Step 8: Sanding and Finishing
Once the ornament is fully cured, carefully sand the edges to smooth out any visible seams between the layers. Start with a 220-grit sandpaper and gradually work your way up to 1000-grit for a smooth, even finish. After sanding, apply a thin layer of Renaissance wax to the edges. Then, using a Dremel tool with a soft cotton mop attachment, gently polish the edges for a shiny, professional finish.
Using a gold acrylic paint pen, carefully paint the sides of the ornament around the hanger area. This will give the ornament a uniform, polished look. Allow the paint to dry completely before handling.

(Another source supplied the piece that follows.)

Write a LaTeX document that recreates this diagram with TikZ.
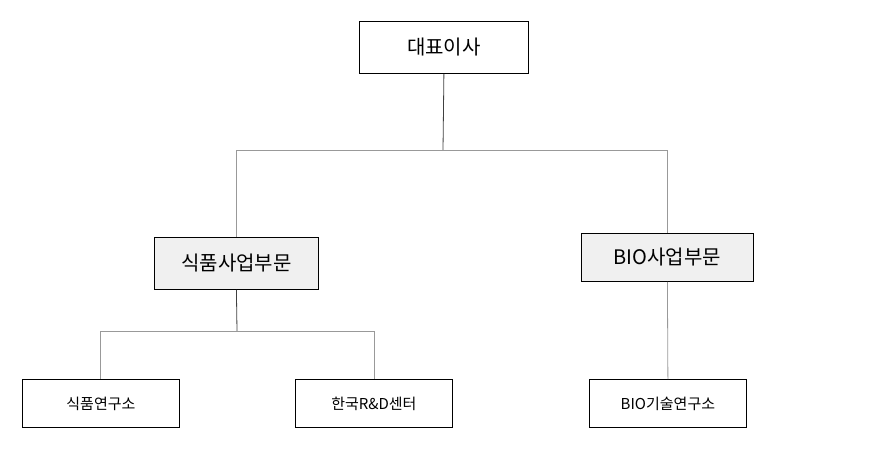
\documentclass[tikz,border=0pt]{standalone}
\usepackage{fontspec}
\setmainfont{Noto Sans CJK KR}
\begin{document}
\begin{tikzpicture}[x=1pt,y=-1pt,
 box/.style={draw=black,line width=0.8pt,inner sep=0pt,anchor=north west},
 big/.style={font=\fontsize{20}{24}\selectfont},
 small/.style={font=\fontsize{15}{18}\selectfont},
 gl/.style={draw=gray!80,line width=0.8pt},
 dl/.style={draw=black!75,line width=0.8pt}]
\useasboundingbox (0,0) rectangle (882,450);
\node[box,big,minimum width=169pt,minimum height=52pt] (ceo) at (359,21) {대표이사};
\node[box,big,fill=black!6,minimum width=164pt,minimum height=52pt] (food) at (154,237) {식품사업부문};
\node[box,big,fill=black!6,minimum width=172pt,minimum height=48pt] (bio) at (581,233) {BIO사업부문};
\node[box,small,minimum width=157pt,minimum height=48pt] (fl) at (22,379) {식품연구소};
\node[box,small,minimum width=157pt,minimum height=48pt] (kr) at (295,379) {한국R\&D센터};
\node[box,small,minimum width=157pt,minimum height=48pt] (bl) at (589,379) {BIO기술연구소};
\coordinate (c1) at (443,150);
\coordinate (c2) at (237,331);
\draw[dl] (ceo.south) -- (c1);
\draw[gl] (c1) -| (food.north);
\draw[gl] (c1) -| (bio.north);
\draw[dl] (food.south) -- (c2);
\draw[gl] (c2) -| (fl.north -| 100,0);
\draw[gl] (c2) -| (kr.north -| 374,0);
\draw[gl] (bio.south) -- (bl.north);
\end{tikzpicture}
\end{document}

For the final touch, apply a thin, even layer of resin to the front surface of the ornament to create a glossy finish. When working with resin, always wear gloves and ensure you're in a well-ventilated area, as resin can be sticky and may cause skin irritation. After applying the resin, use a lighter or torch to carefully remove any air bubbles. Follow the manufacturer’s instructions for curing time and temperature to ensure a durable, high-quality finish.
Next, drill a small hole into the ornament's hanger section and attach a ribbon for hanging on the Christmas tree. Once your ornament is ready for display, cut out your chosen photo and slide it into the frame to complete the project.
Personalizing Your Ornament
The beauty of this project is that you can customize it for any occasion—whether it’s a holiday, special event, or just a fun keepsake. Use holiday-themed colors, stamps, and textures, or even add names and dates to make it even more personal. For an extra touch of customization, consider using our debossing cutters, which we’ve created specifically for adding the year to your ornaments, as shown in the video tutorial. This adds a unique and timeless element to your piece, making it a cherished memory for years to come.
If you choose to include a debossed year on your ornament, roll a sheet of gold clay to setting #2 and complete the gold foil application technique shown above. This thickness is optimal for debossing with our cutters, ensuring a crisp and clean impression that will last for years.